Фэрфакс помешивала суп ложкой.
– Что ты сказал, когда услышал, что должен свергнуть Лиходея?
Тит тогда чуть не утратил дар речи от страха и разочарования, теснившихся в душе. И от гнева – что собственная мать так подшутила
– Я сказал, что не собираюсь бороться с Лиходеем, поскольку не хочу умирать.
Мать горько разрыдалась. Слезы струились по ее лицу и падали на чудесную небесно-голубую шаль. Никогда прежде Тит не видел маму плачущей.
– Но потом ты согласился, – тихо произнесла Фэрфакс, глядя на него почти с нежностью.
Тит все еще видел залитое слезами лицо матери. По-прежнему слышал приглушенный голос, когда она отвечала на его удивленный вопрос:
«Почему ты плачешь, мама?»
«Потому что ненавижу себя за то, что прошу у тебя. Потому что никогда не прощу себя, ни в этой жизни, ни в следующей».

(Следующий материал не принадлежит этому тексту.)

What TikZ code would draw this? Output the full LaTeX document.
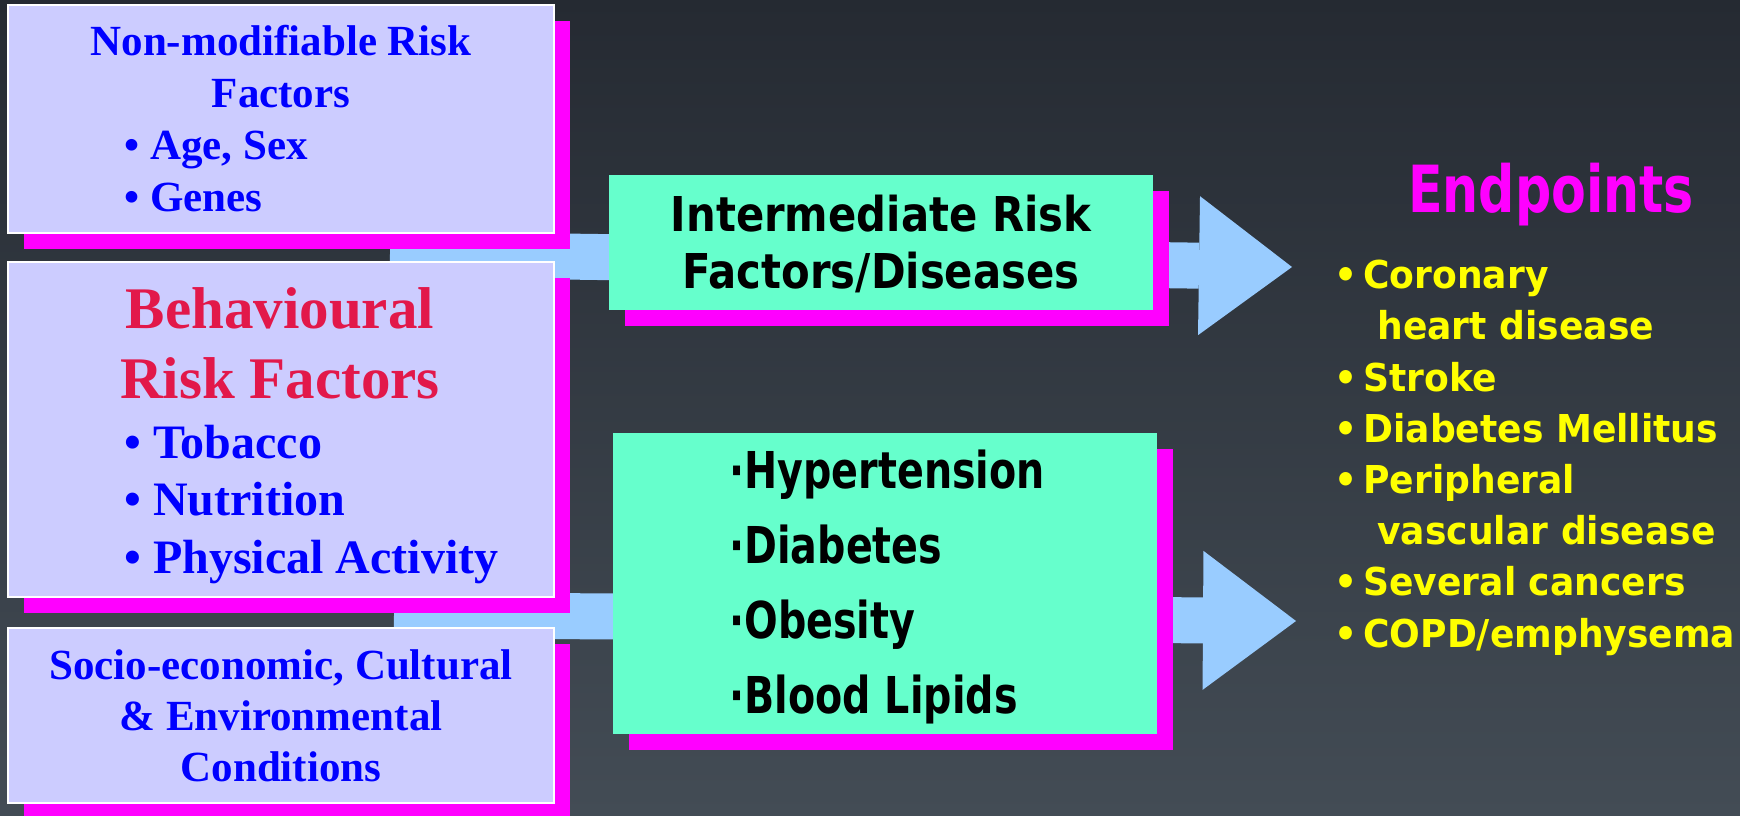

При этих словах что-то в нем сломалось.
– Мне было шесть. Я бы все для нее сделал.
В этом мире существовало нечто, связывающее мага крепче кровной клятвы, – любовь. Любовь как самая прочная цепь, самый болезненный кнут и самый жестокий рабовладелец.
Тит потянулся к сумке, которую бросил на пол рядом с кушеткой, и вытащил толстую книгу.
– Знакомая. Ты ее из школы притащил?
– In priorem muta. – Книга показала свой истинный облик, превратившись в скромный журнал в кожаной обложке. – Дневник моей матери. Она записывала в нем все свои видения.
– Он пуст, – заметила Фэрфакс, перелистав порядка тридцати-сорока страниц.
– Он показывает только то, что я должен видеть.
Дневник достался ему после смерти матери с надписью: «Мой дорогой сын, я буду здесь, когда по-настоящему понадоблюсь тебе. Мама».
Тит ежедневно открывал его и просматривал пустые страницы. Лишь когда он узнал правду о ее смерти – что это было убийство, а не самоубийство, – появилась первая запись. Та самая, о нем, стоящем на балконе и наблюдающем явление, что должно изменить и изменит все.
Тит продолжал переворачивать страницы, но те упорно сохраняли белизну. Что-то холодное и ужасное разъедало его внутренности.
«Ты нужна мне сейчас. Не покидай меня. Не надо».
Наконец в самом конце дневника появились несколько страниц, исписанных ее знакомым наклонным почерком. Тит стиснул переплет, чтобы пальцы не задрожали от облегчения.
– Ты могла бы прочитать их со мной. Многие из ее видений связаны с нашей задачей.
Фэрфакс оставила низкий столик и присела рядом.
«4 апреля 1021 державного года.
Когда сегодня утром мы с Титом играли в верхних садах, я увидела коронацию. Нельзя не узнать особые флаги ангельского воинства, поднимаемые только на коронациях и государственных похоронах. И судя по ярким нарядам зрителей, заполонивших улицу, я наблюдала не похороны.